Publication reference: PRN00117
At its core, the review has a set of principles based around the word PERSONAL which the Care (Education) and Treatment Review (C(E)TR) panel should always uphold. Panel members each have an equal role in making sure these principles are followed:
- Person centred and family centred
- Evidence based
- Rights led
- Seeing the whole person
- Open, independent, and challenging
- Nothing about us without us
- Action focused
- Living life in the community.
1. Person centred, and family centred
The person and their family should be at the centre of the Care (Education) and Treatment Review (C(E)TR). The C(E)TR checks that the people who provide the person’s care are working in a person and family-centred way and that people get all the information and support they need to have an active part in the C(E)TR before, during and after in the way that works best for the people involved.
2. Evidence based
The C(E)TR panel should all be able to see and hear information to help them understand what is working or not working about the person’s care. The panel will check that care is carried out to a high standard. This is so they can decide with the person and others if anything needs to change or get better.
3. Rights led
The person has the right to be treated as an equal partner in their C(E)TR and to have all the support they need to take part. The C(E)TR should uphold the person’s rights. Rights that ought to be considered are choice, contact with family, independent advocacy and being able to say what one thinks. Other rights are being treated well, having a good quality of life, and being respected for one’s personal life and beliefs.

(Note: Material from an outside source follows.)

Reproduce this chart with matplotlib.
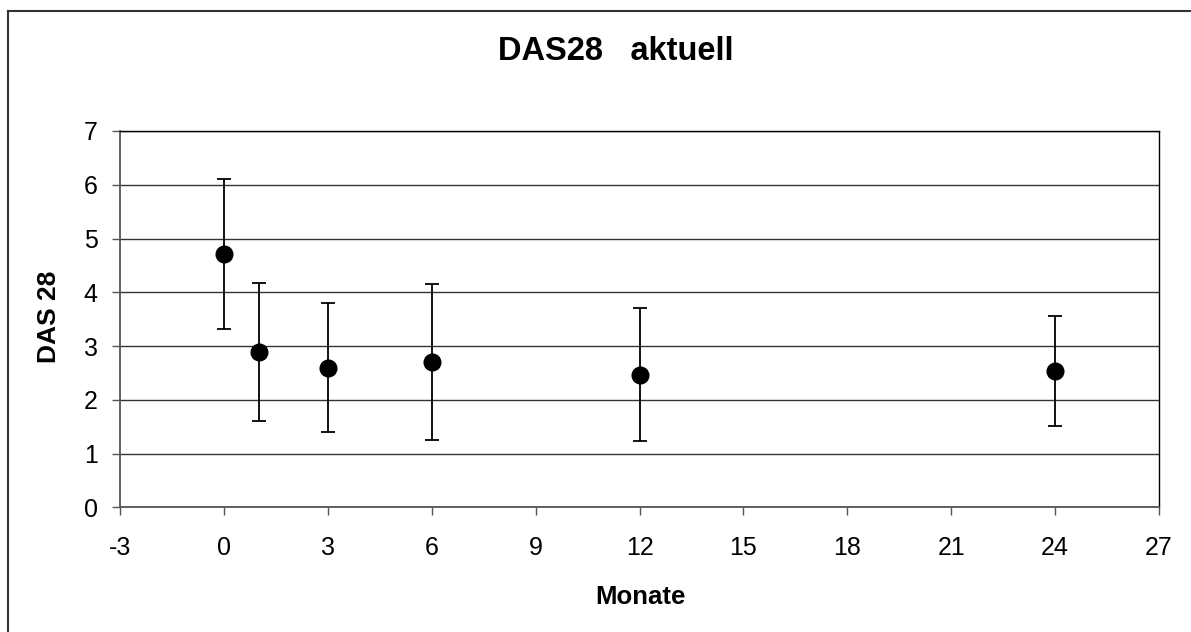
import matplotlib
matplotlib.use("Agg")
import matplotlib.pyplot as plt
from matplotlib.lines import Line2D

plt.rcParams['font.family'] = ['Liberation Sans', 'DejaVu Sans']

# Follow-up time points (months) with mean DAS28 and standard deviation
months = [0, 1, 3, 6, 12, 24]
das28_mean = [4.71, 2.89, 2.60, 2.70, 2.47, 2.54]
das28_sd = [1.40, 1.29, 1.20, 1.45, 1.23, 1.02]

x_ticks = [-3, 0, 3, 6, 9, 12, 15, 18, 21, 24, 27]
y_ticks = [0, 1, 2, 3, 4, 5, 6, 7]

W, H = 1191, 632
fig = plt.figure(figsize=(W / 100, H / 100), dpi=100)
ax = fig.add_axes([120 / W, 1 - 507.3 / H, (1159 - 120) / W, (507.3 - 131) / H])

ax.errorbar(months, das28_mean, yerr=das28_sd, fmt='o', color='black',
            markersize=12, ecolor='black', elinewidth=1.3, capsize=5,
            capthick=1.3, zorder=3)

ax.set_xlim(-3, 27)
ax.set_ylim(0, 7)
ax.set_xticks(x_ticks)
ax.set_yticks(y_ticks)
ax.set_xticklabels([str(v) for v in x_ticks])
ax.set_yticklabels([str(v) for v in y_ticks])
ax.tick_params(axis='both', direction='out', length=6, width=1,
               color='#555555', labelsize=18)
ax.tick_params(axis='x', pad=15)
ax.tick_params(axis='y', pad=10)
ax.yaxis.grid(True, color='#333333', linewidth=1)
ax.set_axisbelow(True)
for side in ('left', 'bottom'):
    ax.spines[side].set_color('#555555')
    ax.spines[side].set_linewidth(1.3)
for side in ('top', 'right'):
    ax.spines[side].set_color('black')
    ax.spines[side].set_linewidth(1.0)

fig.text(616 / W, 1 - 52 / H, 'DAS28   aktuell', ha='center', va='center',
         fontsize=23.5, fontweight='bold')
fig.text(640 / W, 1 - 597 / H, 'Monate', ha='center', va='center',
         fontsize=18.5, fontweight='bold')
fig.text(49 / W, 1 - 317 / H, 'DAS 28', ha='center', va='center',
         rotation=90, fontsize=19, fontweight='bold')

# Chart frame (top and left edges)
fig.add_artist(Line2D([8 / W, 1.0], [1 - 11 / H, 1 - 11 / H],
                      transform=fig.transFigure, color='#333333', linewidth=1.5))
fig.add_artist(Line2D([8 / W, 8 / W], [0.0, 1 - 11 / H],
                      transform=fig.transFigure, color='#333333', linewidth=1.5))

fig.savefig('out.png', dpi=100, facecolor='white')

4. Seeing the whole person
A C(E)TR is not just about a person’s mental health or how they behave. A C(E)TR is holistic and sees the whole person. Their quality of life, likes, dislikes, choices, hopes and fears. The C(E)TR will ensure that the care is delivered in a way that is culturally sensitive to the person.
5. Open, independent, and challenging
Each person on the C(E)TR panel can say if something does not seem right about the person’s care. They can ask questions and say if something needs to change. The C(E)TR panel will make recommendations to improve the care the person receives – doing this is called an action. Actions will go into the C(E)TR report that is agreed by the panel at the end of the C(E)TR.
6. Nothing about us without us
The person, and their family carers if taking part, should be fully involved in the C(E)TR. From giving consent, to getting ready, taking part, getting a copy of the C(E)TR report, and knowing what is happening afterwards. The C(E)TR report should also be written in words the person will understand.
7. Action focused
After the meeting, the C(E)TR report should have clear actions. Actions are things that need to be done. The actions should be easy to understand. The report will say who needs to do each action and when it should happen. The actions should improve the care the person receives now and in the future. The responsible commissioner will check these things are happening and that the person knows the reason if any action cannot be carried out on time.
8. Living life in the community
C(E)TR s are about what is needed to help people live well in their communities. When someone is in hospital, a C(E)TR will ask if they need to be there, or if their care can be provided safely in the community. It will also look at how people are supported to access the community while they are in hospital. The C(E)TR will check there are good plans in place to keep the person safe in the community. The C(E)TR will also check that the plans give the person the chance to lead as full and independent a life as possible.